The implications of this novel fabrication strategy go far beyond these micro-air vehicles. The same mass-production technique could be used for high-power switching, optical systems, and other tightly integrated electromechanical devices that have parts on the scale of micrometers to centimeters.
Moreover, the layering process builds on the manufacturing process currently used to make printed circuit boards, which means that the tools for creating large sheets of pop-up devices are common and abundant. It also means that the integration of electrical components is a natural extension of the fabrication process — particularly important for the size- and weight-constrained RoboBees project.

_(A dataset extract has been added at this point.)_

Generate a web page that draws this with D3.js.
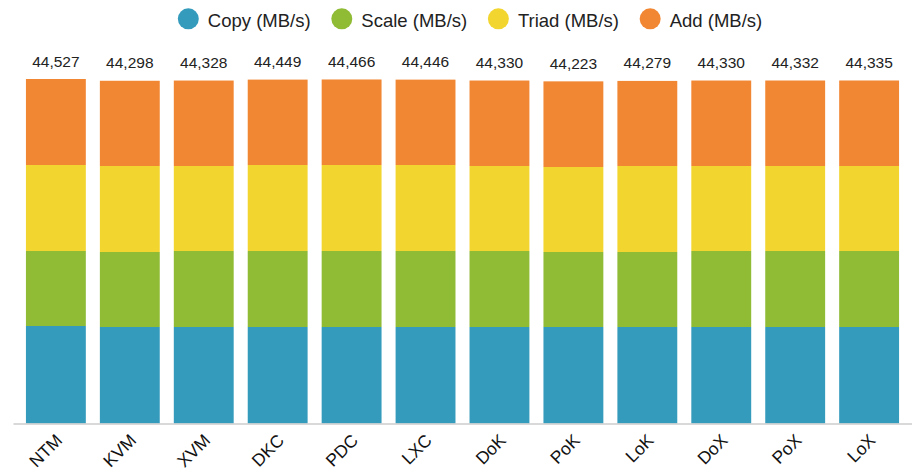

"In a larger device, you can take a robot leg, for example, open it up, and just bolt in circuit boards. We're so small that we don't get to do that. I can't put a structural mechanism in here and have it serve no electrical function."
Pointing to the carbon-fiber box truss that constitutes the pop-up bee's body frame, Sreetharan says, "Now, I can put chips all over that. I can build in sensors and control actuators."
Essentially, tiny robots can now be built by slightly bigger robots. Designing how all of the layers will fit together and fold, however, is still a very human task, requiring creativity and expertise. Standard computer-aided design tools, typically intended for either flat, layered circuit boards or 3-D objects, do not yet support devices that combine both.
Once the design is complete, though, fabrication can be fully automated, with accuracy and precision limited only by the machining tools and materials.
"The alignment is now better than we can currently measure," Sreetharan says. "I've verified it to better than 5 microns everywhere, and we've gone from a 15% yield to — well, I don't think I've ever had a failure."
The full fabrication process will be described in the March issue of the Journal of Micromechanics and Microengineering. Co-authors and collaborators, beside Whitney, Sreetharan, and Wood, include Kevin Ma, a graduate student at SEAS; and Marc Strauss, a research assistant in Wood's lab.
The Harvard Office of Technology Development is now developing a strategy to commercialize this technology. As part of this effort, they have filed patent applications on this work and are engaging with entrepreneurs, venture capitalists, and companies to identify disruptive applications in a range of industries.
The work was supported by the U.S. Army Research Laboratory, the National Science Foundation (through the Expeditions in Computing program), and the Wyss Institute.